Practice makes perfect

Before they go on to lose wars in Afghanistan and Pakistan, Obama figures his administration could use some practice losing one on the home front:

“We’re going to treat them the way we would treat an opponent,” Anita Dunn, the White House communications director, said in an interview with The New York Times. “As they are undertaking a war against Barack Obama and the White House, we don’t need to pretend that this is the way that legitimate news organizations behave.”

Ah, but pretending has traditionally been a valuable part of the presidential playbook. Smiling and wearing beige even under the most withering news media assault is not only good manners, but also has generally been good politics.
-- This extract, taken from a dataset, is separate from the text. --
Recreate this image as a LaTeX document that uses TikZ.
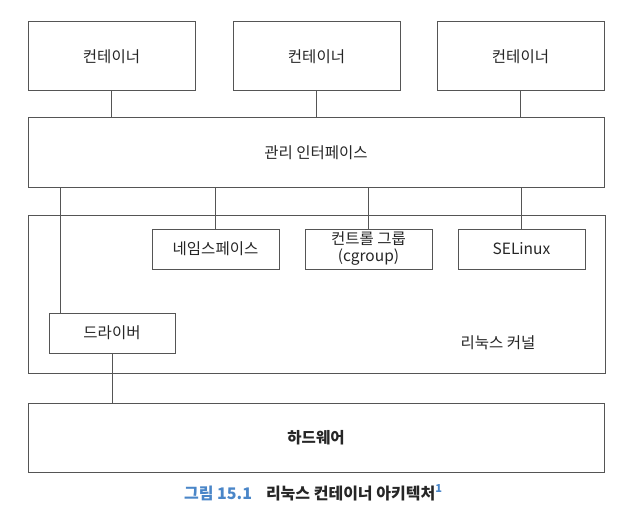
\documentclass[tikz,border=0pt]{standalone}
\usepackage{fontspec}
\setmainfont{Noto Sans CJK KR}
\usetikzlibrary{positioning}
\definecolor{linegray}{HTML}{555555}
\definecolor{capblue}{HTML}{4A86C8}
\tikzstyle{box} = [rectangle, draw=linegray, line width=1pt, text=black!85, text centered, inner sep=0pt, font=\fontsize{15.5}{17}\selectfont]
\tikzstyle{container} = [box, minimum width=167pt, minimum height=69pt]
\tikzstyle{layer} = [box, minimum width=576pt, minimum height=70pt]
\tikzstyle{module} = [box, minimum width=127pt, minimum height=40pt, align=center]
\tikzstyle{link} = [linegray, line width=1pt]

\begin{document}
\begin{tikzpicture}[x=1pt, y=-1pt]
	\useasboundingbox (0,0) rectangle (628,529);

	\node (c1) [container] at (111.5,56.5) {컨테이너};
	\node (c2) [container, right=37pt of c1] {컨테이너};
	\node (c3) [container, right=36pt of c2] {컨테이너};
	\node (mgmt) [layer] at (316,153) {관리 인터페이스};
	\node (kernel) [layer, minimum width=577pt, minimum height=158pt] at (316.5,294) {};
	\node (ns) [module] at (215.5,249) {네임스페이스};
	\node (cg) [module, right=25pt of ns] {컨트롤 그룹\\(cgroup)};
	\node (se) [module, right=25pt of cg] {SELinux};
	\node (drv) [module, minimum width=126pt] at (112,333) {드라이버};
	\node (klabel) [font=\fontsize{15.5}{17}\selectfont, text=black!85] at (498,343) {리눅스 커널};
	\node (hw) [layer, minimum height=69pt, font=\fontsize{15.5}{17}\selectfont\bfseries] at (316,437.5) {하드웨어};

	\draw [link] (c1) -- (c1 |- mgmt.north);
	\draw [link] (c2) -- (c2 |- mgmt.north);
	\draw [link] (c3) -- (c3 |- mgmt.north);
	\draw [link] (ns) -- (ns |- mgmt.south);
	\draw [link] (cg) -- (cg |- mgmt.south);
	\draw [link] (se) -- (se |- mgmt.south);
	\draw [link] ([xshift=12pt]drv.north west) -- ([xshift=12pt]drv.north west |- mgmt.south);
	\draw [link] (drv.south) -- (drv |- hw.north);

	\node (caption) [font=\fontsize{16}{18}\selectfont] at (313,493) {{\color{capblue}\bfseries 그림 15.1}\hspace{14pt}{\bfseries\color{black!85} 리눅스 컨테이너 아키텍처}\raisebox{7pt}{\fontsize{11}{11}\selectfont\bfseries\color{capblue}1}};
\end{tikzpicture}
\end{document}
While there is undoubtedly a visceral thrill in finally setting out after your antagonists, the history of administrations that have successfully taken on the media and won is shorter than this sentence.

I’m not a fan of Fox News, but the thing that is so ridiculous about this is that Fox is more balanced – and has been objectively confirmed to be more balanced – than the other cable news networks and the mainstream media in general. Even liberals who doubted this couldn’t credibly do so any longer once CNN took it upon itself to fact-check an SNL skit for the crime of being insufficiently reverential.

Anyhow, the article reports that Fox’s ratings are up 20 percent. Obama’s, on the other hand, are down 38 percent since Inaugural Day. It increasingly appears that strategically besting Hilary Clinton and her team in claiming the Democratic nomination was less Julius Caesar defeating Boadicea and more the equivalent of beating Miss South Carolina at chess.